Writer of the graphic novel Kill All Monsters. Podcaster.
Tuesday, November 19, 2019
Hellbent for Letterbox | The Professionals (1966)
Pax and I are joined by Shawn Robare (Cult Film Club) to ruminate on Richard Brooks' end-of-the-West saga starring Lee Marvin, Burt Lancaster, Woody Strode, Robert Ryan, Claudia Cardinale, and Jack Palance.
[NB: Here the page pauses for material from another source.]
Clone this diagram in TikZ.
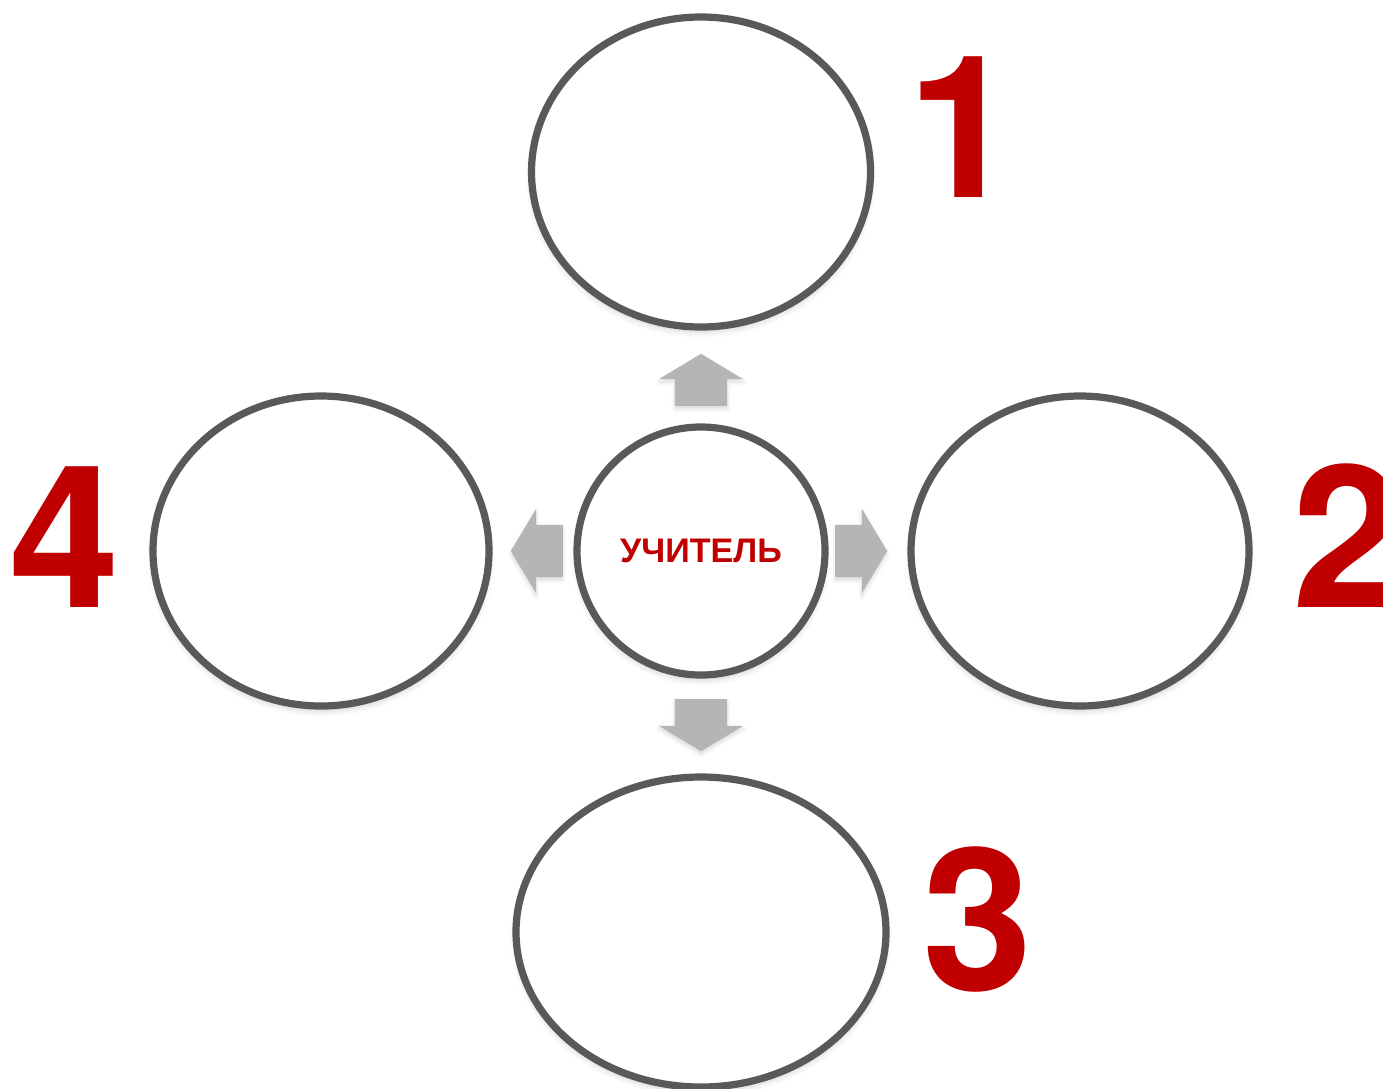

Good morning, guys. Heck of a show! "Riding on his own coattails..." I love that, and intend to add it to my own vernacular. My history with The Professionals comes from an entirely different perspective than you youngsters. This movie was about a year old when I first saw it, which would make me 19 or just barely 20. Like all American kids of my generation, I had grown up on TV and big, sprawling movie westerns. The chief boy-toy in our neighborhood was the gun, and everybody had their favorite; I had a plastic "mare's leg" and open holster from Wanted Dead or Alive. Westerns were all the same back then. There were either a gang of bad guys who "owned" a town, or a gang of bad guys came to town, and the shiny white-hatted hero and his loyal sidekick had to clean it up. Period.
So, when I saw The Professionals, I was steeped in this lore as well as being young and unsophisticated, and I bought into the plot hook, line, and sinker. The end twist came as a complete surprise, and I walked away stunned. This turned the heretofore formulaic western on its head, and opened the door to everything that came after. Many westerns that followed kept the formula in place, and were every bit as enjoyable as those that came after, but this proved that the off-beat plot would work in a western, and we were treated to a good number of them in the years to come.
I had first encountered Woody Strode opposite Jock Mahoney in 1963's Tarzan's Three Challenges, and was thrilled to see him again, especially as a good guy. He played offensive end (what we would call a wide receiver) for the LA Rams in the 1940s. As you guys say, he had that quiet strength on camera, and was a credit to pretty much everything he was in.
I saw The Professionals only one other time, about three years after the first, and it is a testament to the groundbreaking nature of the film that it still resonates with me because of that twist that subverted the whole concept. My assessment is that this was a watershed event in the history of the western, and without it we may have never gotten, or at least had to wait a lot longer, for movies like Young Guns and other "the bad guys are the good guys" offerings.
A suggestion: You may have done this already, I'm not going to scour 1000+ entries to check, but if you haven't, look up 1968's Blue, one of the unconventional westerns engendered by The Professionals. Starring Terrance Stamp and Joanna Pettit, with Karl Malden and Ricardo Montalban in supporting roles, Blue is an ultraviolent (for the time) tale of an American boy taken by Mexican bandits and raised as the leader's adopted son under the name Azul, for the color of his eyes, and his unexpected interactions with some Texas settlers who should be his mortal enemies, but somehow aren't.
And I'll wrap it up right there. This was a hell of an episode, and brought back some great memories. I'll have to drop in again sometime and see what you guys are up to. All the best in all things always!